Creating zero knowledge proofs using the Bulletproofs implementation from dalek-cryptography. This repo contains several examples that show how various statements can be represented as arithmetic circuits which can be converted to R1CS. A blog post was written that explains the Bulletproofs API with several examples, though the API has changed slightly.

Circuits

1. Prove a number is in certain range
2. Prove value is non-zero
3. Prove value is not equal to a given value
4. Proof of set membership, 2 implementations 1, 2
5. Proof of set non-membership
6. Proof knowledge of preimage given image of MiMC hash function
7. Poseidon permutation, a 2:1 (2 inputs, 1 output) and 4:1 (4 inputs, 1 output) hash function based on it. 2 kinds of S-boxes, cube and inverse. Described in this paper. The parameters are generated using a sage worksheet supplied by Dmitry Khovratovich and a Jupyter notebook for that worksheet is present in the repo called Poseidon_Ristretto.ipynb.
8. Proof of knowledge of leaf in a sparse merkle tree of width 2, i.e. each node has 2 children. Uses Poseidon 2:1 hash function.
9. Proof of knowledge of leaf in a sparse merkle tree of width 4, i.e. each node has 4 children. Uses Poseidon 4:1 hash function.

Building

This project uses a slightly modified implementation of Bulletproofs's develop branch.
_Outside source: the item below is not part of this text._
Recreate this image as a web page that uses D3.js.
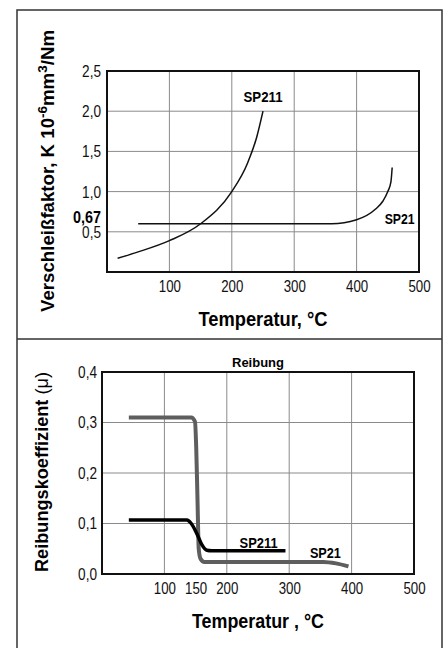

The difference is addition of the methods num_constraints and num_multipliers to Prover to return the number of constraints and multipliers respectively and addition of some new methods in constraint system and linear combinations

1. evaluate_lc: to evaluate a linear constraint
2. allocate_single: to return output variable when allocating right multiplier.
3. simplify: to simplify a linear combination, eg. simplify a linear combination like 2*x + 3*y + 4*x to 6*x + 3*y.

Use the nightly compiler to run tests like
cargo +nightly test --all-features
OR in release mode to run faster
cargo +nightly test --release --all-features